* **WHAT TO PRODUCE**: Keep only the lines of the listing that include the word "this", and copy them.

* **MATERIAL SHOWN**:
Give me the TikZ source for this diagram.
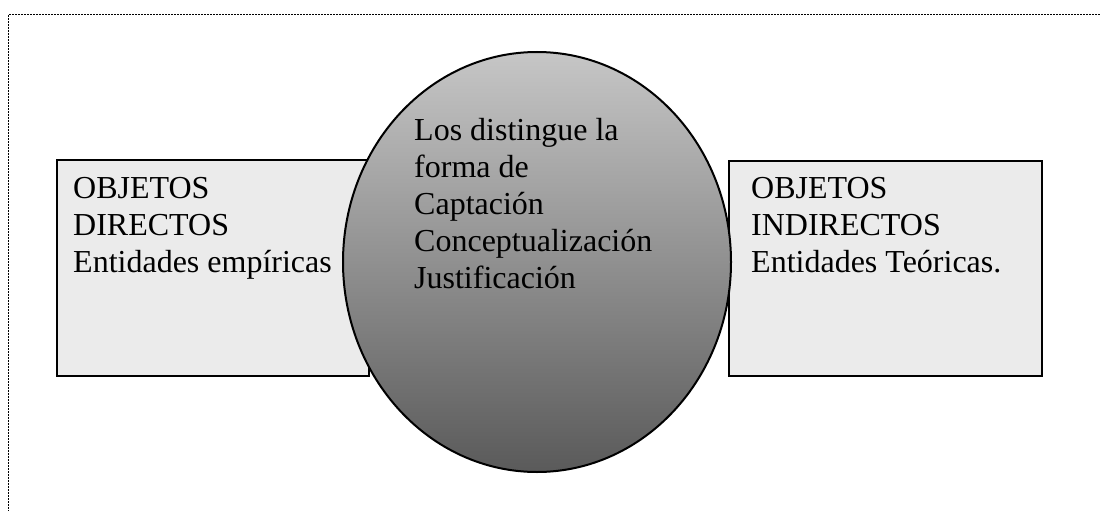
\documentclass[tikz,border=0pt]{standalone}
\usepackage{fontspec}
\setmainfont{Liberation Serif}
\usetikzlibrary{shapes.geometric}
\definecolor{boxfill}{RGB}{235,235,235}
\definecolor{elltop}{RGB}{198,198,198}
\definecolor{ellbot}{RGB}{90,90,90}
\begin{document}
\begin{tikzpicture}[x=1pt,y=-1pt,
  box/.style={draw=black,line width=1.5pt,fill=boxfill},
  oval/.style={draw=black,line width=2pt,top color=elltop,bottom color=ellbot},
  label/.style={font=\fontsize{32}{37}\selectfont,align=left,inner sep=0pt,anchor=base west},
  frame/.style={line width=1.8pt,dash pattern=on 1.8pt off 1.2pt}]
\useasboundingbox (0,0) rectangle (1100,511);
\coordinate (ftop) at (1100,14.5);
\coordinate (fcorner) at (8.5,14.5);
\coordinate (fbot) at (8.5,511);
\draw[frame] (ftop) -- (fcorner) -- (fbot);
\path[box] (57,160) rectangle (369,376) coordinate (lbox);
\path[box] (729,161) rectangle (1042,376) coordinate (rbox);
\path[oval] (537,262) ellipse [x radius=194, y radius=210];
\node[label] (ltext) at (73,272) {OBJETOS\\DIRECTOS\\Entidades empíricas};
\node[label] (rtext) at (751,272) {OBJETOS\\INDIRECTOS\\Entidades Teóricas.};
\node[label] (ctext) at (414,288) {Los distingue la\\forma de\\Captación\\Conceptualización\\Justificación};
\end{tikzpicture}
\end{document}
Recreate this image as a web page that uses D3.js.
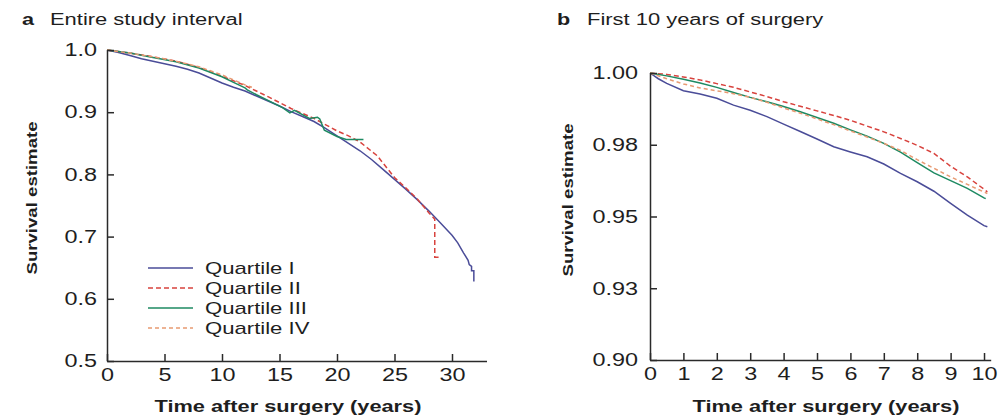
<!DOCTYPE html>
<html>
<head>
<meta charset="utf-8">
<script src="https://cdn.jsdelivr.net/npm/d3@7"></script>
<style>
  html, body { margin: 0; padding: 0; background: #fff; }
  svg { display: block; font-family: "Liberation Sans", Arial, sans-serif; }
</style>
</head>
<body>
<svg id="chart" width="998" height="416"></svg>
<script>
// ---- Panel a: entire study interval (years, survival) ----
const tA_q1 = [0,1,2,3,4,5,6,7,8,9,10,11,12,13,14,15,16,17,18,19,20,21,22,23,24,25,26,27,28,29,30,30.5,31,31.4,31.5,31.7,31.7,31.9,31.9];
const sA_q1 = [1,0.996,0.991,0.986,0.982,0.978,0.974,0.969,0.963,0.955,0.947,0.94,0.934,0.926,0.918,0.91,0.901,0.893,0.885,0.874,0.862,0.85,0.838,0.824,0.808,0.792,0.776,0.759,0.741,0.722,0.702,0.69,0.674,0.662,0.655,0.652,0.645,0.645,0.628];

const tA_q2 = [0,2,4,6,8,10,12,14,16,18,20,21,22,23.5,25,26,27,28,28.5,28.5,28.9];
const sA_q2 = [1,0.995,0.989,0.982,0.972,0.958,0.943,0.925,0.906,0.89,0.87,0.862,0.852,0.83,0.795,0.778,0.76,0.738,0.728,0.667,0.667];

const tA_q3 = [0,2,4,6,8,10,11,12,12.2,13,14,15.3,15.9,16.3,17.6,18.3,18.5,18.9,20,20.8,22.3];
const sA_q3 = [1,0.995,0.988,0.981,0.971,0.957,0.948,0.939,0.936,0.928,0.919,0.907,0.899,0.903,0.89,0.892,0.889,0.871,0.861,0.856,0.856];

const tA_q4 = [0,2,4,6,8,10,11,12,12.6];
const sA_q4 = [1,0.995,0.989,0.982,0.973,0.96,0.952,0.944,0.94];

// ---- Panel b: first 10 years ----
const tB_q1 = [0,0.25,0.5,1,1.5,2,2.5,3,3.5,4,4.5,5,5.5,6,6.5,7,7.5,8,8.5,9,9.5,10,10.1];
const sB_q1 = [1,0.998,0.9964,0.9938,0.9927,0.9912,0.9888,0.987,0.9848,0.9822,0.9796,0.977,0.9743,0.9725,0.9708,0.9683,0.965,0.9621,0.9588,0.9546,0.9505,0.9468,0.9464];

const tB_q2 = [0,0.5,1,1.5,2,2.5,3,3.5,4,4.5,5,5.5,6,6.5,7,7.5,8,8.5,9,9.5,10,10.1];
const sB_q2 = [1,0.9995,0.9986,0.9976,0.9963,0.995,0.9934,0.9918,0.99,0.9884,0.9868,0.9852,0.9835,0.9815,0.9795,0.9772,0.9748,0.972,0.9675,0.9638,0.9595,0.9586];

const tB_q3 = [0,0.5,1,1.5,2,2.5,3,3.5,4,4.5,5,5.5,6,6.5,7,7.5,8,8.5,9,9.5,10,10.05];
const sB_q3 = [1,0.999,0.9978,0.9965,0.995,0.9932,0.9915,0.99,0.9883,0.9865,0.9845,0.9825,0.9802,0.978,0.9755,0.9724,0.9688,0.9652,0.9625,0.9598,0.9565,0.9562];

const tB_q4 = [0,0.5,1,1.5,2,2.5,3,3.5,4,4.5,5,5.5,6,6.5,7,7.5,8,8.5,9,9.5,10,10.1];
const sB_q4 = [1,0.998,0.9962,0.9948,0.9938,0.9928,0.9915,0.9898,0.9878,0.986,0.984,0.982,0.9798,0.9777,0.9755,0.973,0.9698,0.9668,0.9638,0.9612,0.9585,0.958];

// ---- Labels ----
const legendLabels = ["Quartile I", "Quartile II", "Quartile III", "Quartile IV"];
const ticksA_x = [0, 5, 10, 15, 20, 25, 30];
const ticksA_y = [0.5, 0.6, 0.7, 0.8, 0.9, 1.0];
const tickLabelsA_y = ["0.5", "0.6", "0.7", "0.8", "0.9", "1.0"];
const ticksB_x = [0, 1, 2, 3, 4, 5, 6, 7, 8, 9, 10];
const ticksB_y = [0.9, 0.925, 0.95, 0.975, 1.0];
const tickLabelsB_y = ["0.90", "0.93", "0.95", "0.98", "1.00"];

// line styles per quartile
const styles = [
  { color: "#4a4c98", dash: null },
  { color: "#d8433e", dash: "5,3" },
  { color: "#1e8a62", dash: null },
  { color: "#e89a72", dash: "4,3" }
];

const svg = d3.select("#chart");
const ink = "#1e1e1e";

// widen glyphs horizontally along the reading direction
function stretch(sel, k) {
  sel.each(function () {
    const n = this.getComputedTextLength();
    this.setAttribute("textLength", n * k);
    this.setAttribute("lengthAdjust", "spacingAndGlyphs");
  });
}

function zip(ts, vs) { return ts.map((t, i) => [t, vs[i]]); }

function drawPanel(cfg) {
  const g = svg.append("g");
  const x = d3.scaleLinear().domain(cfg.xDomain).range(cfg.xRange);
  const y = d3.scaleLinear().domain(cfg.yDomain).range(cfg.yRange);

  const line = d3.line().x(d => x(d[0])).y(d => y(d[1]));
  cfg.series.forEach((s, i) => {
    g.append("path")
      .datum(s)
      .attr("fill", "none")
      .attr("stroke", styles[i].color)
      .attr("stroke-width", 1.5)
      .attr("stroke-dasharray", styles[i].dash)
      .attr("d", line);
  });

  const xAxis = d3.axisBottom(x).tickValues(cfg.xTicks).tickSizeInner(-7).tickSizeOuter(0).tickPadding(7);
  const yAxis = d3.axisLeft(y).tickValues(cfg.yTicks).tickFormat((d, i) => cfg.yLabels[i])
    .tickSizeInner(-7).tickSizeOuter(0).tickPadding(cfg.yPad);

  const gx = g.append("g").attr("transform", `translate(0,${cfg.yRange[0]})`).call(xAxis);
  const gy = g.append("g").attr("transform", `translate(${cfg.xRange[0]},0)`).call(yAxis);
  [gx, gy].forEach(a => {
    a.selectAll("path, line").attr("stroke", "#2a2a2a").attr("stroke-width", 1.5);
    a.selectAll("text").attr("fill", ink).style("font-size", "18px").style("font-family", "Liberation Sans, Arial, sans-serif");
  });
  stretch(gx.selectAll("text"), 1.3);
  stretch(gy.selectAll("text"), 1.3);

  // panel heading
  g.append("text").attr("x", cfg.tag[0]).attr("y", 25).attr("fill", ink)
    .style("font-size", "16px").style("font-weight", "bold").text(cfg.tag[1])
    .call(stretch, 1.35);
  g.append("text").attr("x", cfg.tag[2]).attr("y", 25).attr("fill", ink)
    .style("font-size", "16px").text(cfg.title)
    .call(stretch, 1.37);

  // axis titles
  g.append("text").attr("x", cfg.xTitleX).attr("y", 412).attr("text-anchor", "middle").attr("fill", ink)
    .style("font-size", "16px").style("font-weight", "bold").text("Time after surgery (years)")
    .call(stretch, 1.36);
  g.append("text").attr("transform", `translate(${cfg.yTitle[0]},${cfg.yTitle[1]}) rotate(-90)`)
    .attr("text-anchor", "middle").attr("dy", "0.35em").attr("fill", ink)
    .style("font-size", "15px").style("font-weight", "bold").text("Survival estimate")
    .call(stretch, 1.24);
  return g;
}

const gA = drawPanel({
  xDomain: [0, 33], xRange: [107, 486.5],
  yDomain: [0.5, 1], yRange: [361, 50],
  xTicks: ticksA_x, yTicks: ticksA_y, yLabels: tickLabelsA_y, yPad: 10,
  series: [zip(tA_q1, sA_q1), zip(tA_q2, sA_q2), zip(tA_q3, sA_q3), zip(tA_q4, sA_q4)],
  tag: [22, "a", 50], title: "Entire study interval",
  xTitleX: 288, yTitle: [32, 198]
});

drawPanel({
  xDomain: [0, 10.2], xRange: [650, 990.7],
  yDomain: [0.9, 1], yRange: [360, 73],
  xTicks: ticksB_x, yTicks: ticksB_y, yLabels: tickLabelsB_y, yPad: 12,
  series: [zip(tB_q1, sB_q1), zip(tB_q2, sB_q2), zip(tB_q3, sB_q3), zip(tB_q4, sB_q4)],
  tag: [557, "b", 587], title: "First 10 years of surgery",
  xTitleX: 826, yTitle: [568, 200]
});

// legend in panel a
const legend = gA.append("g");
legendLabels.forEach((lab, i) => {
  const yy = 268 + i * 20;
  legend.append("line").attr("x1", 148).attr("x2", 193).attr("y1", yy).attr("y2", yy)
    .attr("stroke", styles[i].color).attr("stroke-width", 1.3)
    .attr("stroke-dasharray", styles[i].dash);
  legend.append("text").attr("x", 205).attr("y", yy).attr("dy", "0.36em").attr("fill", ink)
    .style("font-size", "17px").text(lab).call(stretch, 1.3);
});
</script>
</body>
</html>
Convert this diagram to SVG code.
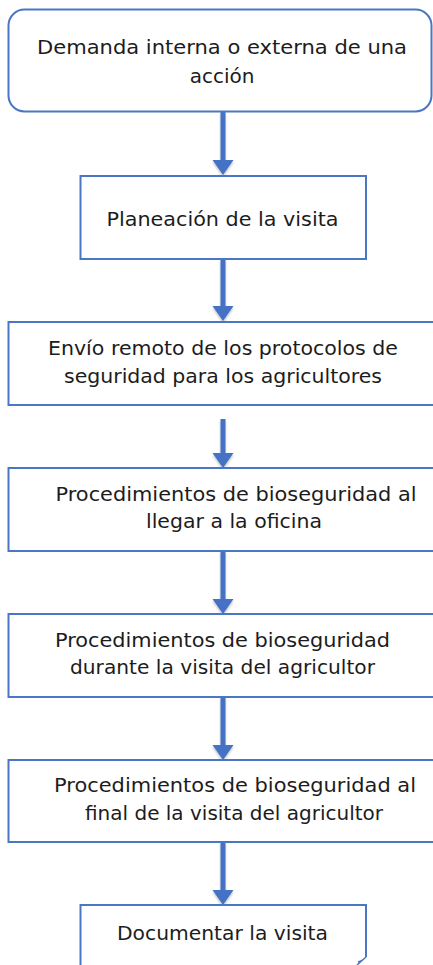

* **SOLUTION BELOW**:
Give me the TikZ source for this diagram.
Recreate this image as a web page that uses D3.js.
    const n = this.getComputedTextLength();
    this.setAttribute("textLength", n * k);
    this.setAttribute("lengthAdjust", "spacingAndGlyphs");
Convert this diagram to SVG code.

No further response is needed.